A bright-looking city movie about a single family, nice contrast to the dull-colored medium-shot rural Emitai. Rapid escalation of Sembene’s feminist filmmaking that would lead to the glorious Moolaade. Kine at first seems too harsh and rough to be a likeable lead, but after hearing her story and experiencing her kids’ party and meeting her ex-husband, she looks very much like a hero and deserves the happy ending she gets. Cool movie – I’d watch it again.
Faat Kine is a chic, sexy, and “liberated” woman. She is a forty-year-old single mother, born at the same time as Senegalese independence. From her humble beginning as a gas-station attendant constantly being harassed by male customers, Faat Kine has climbed a ladder reserved for men to become a successful station manager of a multinational oil company. She is financially in control, well-connected in the business world, and adept at manipulating the banking system. Le Credit Lyonnais keeps no secrets from her. When she needs it, she can afford boy-toys. She owns a car and a stylish villa littered with posters of Sembene’s revolutionary icons. She has adopted all the fetishes of the moyenne bourgeoisie, including telecommunication knickknacks, modern appliances, and, best of all, a servant who draws her a warm bath when she comes home from work.
The double success of her children is yet another achievement for Faat Kine, one which stirs memories of her own youth in 1981, “when Sanghor left and handed power to Abdou Diouf.” So, Sembene’s pendulum swings back to the time when Faat Kine was twenty, in her last year of secondary school, just months before her final exam. She had dreamed of becoming a lawyer. But this was not to be. Immaturity, perhaps, and weak social and educational safeguards conspired against her. She was instead seduced by Gaye, her philosophy professor, and left alone pregnant.

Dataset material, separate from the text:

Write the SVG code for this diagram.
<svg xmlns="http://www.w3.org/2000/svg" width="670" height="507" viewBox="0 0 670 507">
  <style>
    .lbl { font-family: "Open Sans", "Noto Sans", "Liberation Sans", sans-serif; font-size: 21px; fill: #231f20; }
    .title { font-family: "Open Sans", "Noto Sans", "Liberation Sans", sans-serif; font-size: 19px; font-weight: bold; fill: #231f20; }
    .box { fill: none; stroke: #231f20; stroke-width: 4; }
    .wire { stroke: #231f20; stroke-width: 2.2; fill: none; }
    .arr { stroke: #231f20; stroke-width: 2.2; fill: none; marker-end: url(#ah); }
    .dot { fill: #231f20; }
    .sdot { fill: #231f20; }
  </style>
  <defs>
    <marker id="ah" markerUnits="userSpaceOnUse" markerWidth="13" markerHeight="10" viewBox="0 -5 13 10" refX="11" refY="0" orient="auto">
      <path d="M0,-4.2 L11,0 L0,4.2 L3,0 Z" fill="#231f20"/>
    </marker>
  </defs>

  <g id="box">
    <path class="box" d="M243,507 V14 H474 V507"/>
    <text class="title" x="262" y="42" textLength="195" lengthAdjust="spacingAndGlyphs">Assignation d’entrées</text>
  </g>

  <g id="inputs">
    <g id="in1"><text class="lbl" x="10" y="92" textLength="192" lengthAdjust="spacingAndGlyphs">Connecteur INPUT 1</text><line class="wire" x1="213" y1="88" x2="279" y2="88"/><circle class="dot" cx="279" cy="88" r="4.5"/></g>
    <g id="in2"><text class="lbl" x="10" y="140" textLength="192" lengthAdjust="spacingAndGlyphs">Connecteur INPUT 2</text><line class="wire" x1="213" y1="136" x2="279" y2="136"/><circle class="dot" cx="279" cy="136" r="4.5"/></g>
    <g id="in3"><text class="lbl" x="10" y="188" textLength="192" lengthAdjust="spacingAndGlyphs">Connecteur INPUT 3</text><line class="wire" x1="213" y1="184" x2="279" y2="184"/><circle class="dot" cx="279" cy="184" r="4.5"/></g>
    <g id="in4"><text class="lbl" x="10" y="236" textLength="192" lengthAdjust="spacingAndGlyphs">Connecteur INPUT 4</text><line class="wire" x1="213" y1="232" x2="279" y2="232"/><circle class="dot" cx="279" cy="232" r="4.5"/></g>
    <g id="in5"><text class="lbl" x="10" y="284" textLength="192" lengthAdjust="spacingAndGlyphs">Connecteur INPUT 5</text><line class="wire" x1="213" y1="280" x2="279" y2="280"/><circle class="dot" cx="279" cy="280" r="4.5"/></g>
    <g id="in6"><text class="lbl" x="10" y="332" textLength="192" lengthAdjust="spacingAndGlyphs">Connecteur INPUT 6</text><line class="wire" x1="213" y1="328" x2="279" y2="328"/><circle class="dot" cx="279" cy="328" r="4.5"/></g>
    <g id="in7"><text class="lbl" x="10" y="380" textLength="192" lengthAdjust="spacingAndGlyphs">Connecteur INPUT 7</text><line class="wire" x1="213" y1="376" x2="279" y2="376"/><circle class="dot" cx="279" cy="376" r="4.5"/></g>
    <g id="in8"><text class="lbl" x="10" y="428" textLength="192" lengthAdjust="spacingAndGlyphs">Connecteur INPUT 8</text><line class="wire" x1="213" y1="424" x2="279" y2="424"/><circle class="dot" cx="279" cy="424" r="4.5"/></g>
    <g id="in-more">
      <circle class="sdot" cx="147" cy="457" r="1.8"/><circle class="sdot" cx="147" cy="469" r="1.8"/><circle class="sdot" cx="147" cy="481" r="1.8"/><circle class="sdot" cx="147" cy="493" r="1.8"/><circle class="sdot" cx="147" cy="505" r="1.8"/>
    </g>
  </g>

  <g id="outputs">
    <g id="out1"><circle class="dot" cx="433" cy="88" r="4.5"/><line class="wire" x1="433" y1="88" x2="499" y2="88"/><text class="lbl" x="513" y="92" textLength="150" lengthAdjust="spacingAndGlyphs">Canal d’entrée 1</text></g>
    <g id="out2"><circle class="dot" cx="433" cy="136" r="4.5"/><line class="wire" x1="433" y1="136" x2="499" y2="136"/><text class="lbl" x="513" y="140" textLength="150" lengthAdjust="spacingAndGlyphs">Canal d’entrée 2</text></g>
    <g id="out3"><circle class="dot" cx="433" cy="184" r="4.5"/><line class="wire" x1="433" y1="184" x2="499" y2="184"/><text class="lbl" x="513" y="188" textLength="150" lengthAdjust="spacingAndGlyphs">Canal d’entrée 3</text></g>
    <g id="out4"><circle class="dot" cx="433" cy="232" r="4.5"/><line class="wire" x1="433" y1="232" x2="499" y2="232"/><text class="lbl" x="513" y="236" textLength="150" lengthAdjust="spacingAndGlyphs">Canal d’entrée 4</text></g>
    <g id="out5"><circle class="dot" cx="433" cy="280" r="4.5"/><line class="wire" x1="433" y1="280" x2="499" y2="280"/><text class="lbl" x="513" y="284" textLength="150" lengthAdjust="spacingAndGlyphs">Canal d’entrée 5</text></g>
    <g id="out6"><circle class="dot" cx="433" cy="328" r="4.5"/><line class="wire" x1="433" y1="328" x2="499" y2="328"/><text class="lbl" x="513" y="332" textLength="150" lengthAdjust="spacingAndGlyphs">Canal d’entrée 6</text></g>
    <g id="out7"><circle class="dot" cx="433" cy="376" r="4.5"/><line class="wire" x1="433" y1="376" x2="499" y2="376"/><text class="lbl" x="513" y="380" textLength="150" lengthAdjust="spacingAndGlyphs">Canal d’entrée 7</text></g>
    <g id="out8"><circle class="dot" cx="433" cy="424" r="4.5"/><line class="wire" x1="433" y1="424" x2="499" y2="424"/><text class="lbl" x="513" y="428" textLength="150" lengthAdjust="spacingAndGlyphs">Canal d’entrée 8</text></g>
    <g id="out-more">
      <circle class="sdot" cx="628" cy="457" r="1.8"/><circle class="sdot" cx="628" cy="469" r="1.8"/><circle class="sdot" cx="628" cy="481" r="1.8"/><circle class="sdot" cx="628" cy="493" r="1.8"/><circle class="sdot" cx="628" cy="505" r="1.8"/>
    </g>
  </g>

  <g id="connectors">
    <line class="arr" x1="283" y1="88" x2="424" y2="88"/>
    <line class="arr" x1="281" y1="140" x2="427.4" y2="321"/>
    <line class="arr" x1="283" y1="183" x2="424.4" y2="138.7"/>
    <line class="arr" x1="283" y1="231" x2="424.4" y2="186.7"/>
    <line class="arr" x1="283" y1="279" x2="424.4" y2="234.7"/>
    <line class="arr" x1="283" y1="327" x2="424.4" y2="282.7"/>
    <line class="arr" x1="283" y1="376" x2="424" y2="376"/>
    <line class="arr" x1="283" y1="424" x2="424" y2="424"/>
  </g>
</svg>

The foolishness of the past exacts its brutal price, Sembene reminds us, in the crippled form of Mammy who lives on in the present with Faat Kine, Aby, and Djib. She is Kine’s mother and another of Sembene’s pillars of strength. For once she was expelled from school, Faat Kine’s only protection at home came from her loving but powerless mother. When Kine’s conservative father wanted to kill both his daughter and her newborn, it was Mammy who shielded the children with her body from her husband’s vicious blows.
Crippled Mammy, ambitious Faat Kine, the fatherless Aby: Three generations of women, who have only each other for support in a world shaped by feudal and neo-colonial values, hold the keys to Sembene’s moral. At first to survive, then to succeed, Faat Kine entered a world forbidden to women. By breaking taboos, she unabashedly took control of her life. She faced the world, was rewarded with a degree of financial independence, and moved steadily toward the center of Dakar’s middle-class. What does it mean then, when Sembene lets the pendulum loose once more? Faat Kine becomes pregnant and is abandoned again. Her lover strips her of her savings and their son Djib of his paternity. Apparently, one lesson Kine has yet to learn is that independence can never be a gift. It is hard won.

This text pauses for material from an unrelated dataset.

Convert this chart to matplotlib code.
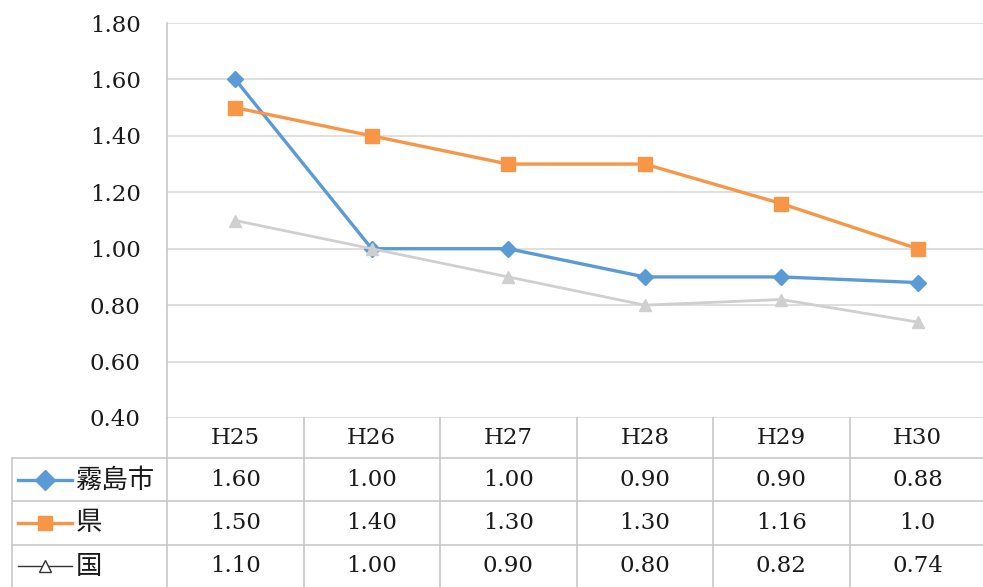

In a film permeated by commercial transactions, Faat Kine exemplifies a model of economic self-reliance tempered with charity; she frugally refuses to take bank loans at usurious rates or accept foreign currencies in clear contrast with African nations’ growing indebtedness to Western banks and lending agencies.
Yet Faat Kine may have become so accustomed to relating to people through money her children fear she has cut herself off from deeper emotional attachments. In Djibril Diop Mambety’s Hyenas, for example, Linguère Ramatou, another businesswoman scorned by male society, retaliates by bribing a village to kill her dishonorable former lover in exchange for an international line of credit. Here, in contrast, Faat Kine decides to marry her male counterpart, Uncle Jean, a widower and businessman who has raised three children on his own.
This will finally be a marriage between equals as the unexpected last shot indicates. Held for a disquietingly long time, it shows only Faat Kine’s feet curled in pleasure. In contrast, to pornography where the woman’s body is fully exposed for the man’s pleasure, here we see only Faat Kine’s anticipated satisfaction. In fact, the audience could be seen as being placed in the unaccustomed position of the provider of that pleasure. This seems like an appropriate ending to a film which, after all, has been a tribute to women who for to long have had to do everything for themselves.